◆ **STATED PROBLEM**:
Return the lines where the word "matplotlib" occurs.

◆ **COLLECTED MATERIAL**:
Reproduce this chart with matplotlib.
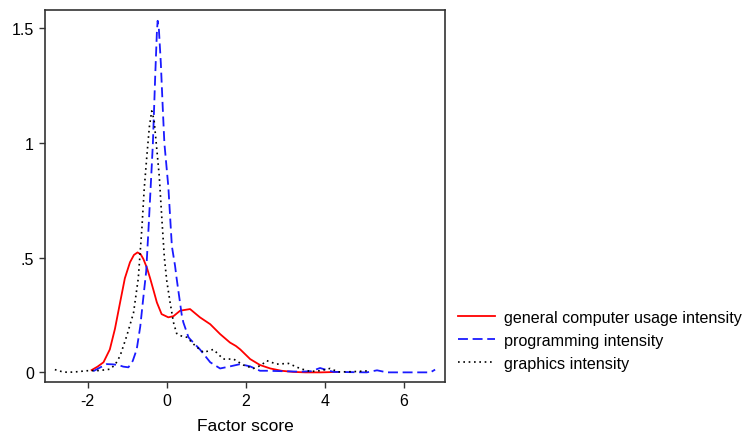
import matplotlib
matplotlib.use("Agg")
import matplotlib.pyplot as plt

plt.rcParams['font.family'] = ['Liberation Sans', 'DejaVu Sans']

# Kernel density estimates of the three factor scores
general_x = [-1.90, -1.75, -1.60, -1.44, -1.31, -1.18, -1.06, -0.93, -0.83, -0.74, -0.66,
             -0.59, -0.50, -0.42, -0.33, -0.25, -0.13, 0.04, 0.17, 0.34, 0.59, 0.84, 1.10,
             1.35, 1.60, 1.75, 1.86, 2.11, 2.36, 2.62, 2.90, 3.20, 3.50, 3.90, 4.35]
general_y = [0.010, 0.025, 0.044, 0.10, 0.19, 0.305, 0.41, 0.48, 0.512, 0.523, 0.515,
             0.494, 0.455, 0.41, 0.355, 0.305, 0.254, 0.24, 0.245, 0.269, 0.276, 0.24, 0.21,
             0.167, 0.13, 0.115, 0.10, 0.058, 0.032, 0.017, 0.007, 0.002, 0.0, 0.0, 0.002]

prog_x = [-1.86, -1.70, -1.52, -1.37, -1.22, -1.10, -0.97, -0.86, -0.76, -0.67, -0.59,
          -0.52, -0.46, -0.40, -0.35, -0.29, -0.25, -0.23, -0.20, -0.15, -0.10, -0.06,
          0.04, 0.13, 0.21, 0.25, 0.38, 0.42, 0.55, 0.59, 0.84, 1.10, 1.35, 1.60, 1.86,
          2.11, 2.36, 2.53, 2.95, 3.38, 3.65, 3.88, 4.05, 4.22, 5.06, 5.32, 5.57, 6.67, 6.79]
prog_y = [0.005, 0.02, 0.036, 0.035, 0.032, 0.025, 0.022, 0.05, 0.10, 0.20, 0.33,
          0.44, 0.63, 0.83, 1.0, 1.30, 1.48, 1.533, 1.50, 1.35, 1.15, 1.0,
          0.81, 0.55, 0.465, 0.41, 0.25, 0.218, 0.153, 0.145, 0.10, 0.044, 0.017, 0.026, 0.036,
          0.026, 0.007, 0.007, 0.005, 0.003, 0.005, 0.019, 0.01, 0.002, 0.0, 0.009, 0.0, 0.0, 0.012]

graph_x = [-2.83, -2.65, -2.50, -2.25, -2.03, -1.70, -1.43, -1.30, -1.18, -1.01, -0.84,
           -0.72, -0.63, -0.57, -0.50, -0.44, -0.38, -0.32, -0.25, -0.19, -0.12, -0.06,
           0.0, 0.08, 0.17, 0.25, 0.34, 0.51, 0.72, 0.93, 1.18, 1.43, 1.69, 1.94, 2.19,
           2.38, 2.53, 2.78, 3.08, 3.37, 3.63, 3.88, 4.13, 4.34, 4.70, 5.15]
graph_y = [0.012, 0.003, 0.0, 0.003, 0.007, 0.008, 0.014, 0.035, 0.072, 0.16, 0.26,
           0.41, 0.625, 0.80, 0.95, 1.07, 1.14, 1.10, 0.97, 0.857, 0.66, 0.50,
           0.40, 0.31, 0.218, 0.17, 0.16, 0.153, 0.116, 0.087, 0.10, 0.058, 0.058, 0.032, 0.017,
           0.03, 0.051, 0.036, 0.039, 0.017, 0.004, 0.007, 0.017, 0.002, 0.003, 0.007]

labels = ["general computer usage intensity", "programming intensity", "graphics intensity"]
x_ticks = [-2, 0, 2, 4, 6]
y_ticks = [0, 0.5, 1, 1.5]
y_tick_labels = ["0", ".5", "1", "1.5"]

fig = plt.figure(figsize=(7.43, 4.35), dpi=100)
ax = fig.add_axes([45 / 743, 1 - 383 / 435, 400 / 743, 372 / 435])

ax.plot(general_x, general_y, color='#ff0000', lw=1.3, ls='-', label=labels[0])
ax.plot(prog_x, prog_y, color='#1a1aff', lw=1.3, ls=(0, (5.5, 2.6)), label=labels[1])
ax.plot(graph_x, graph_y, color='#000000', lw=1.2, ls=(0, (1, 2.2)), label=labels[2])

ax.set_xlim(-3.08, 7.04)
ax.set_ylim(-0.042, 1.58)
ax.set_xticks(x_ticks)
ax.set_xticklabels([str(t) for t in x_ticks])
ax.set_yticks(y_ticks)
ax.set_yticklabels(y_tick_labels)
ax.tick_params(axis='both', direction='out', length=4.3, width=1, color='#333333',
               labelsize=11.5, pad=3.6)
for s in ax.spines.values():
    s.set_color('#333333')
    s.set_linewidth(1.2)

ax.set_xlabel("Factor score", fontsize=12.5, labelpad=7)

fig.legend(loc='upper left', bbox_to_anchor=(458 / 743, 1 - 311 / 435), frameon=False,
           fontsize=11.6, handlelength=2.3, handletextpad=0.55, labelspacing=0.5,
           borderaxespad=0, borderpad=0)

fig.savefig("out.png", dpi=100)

◆ **RESPONSE**:
Reproduce this chart with matplotlib.
import matplotlib
matplotlib.use("Agg")
import matplotlib.pyplot as plt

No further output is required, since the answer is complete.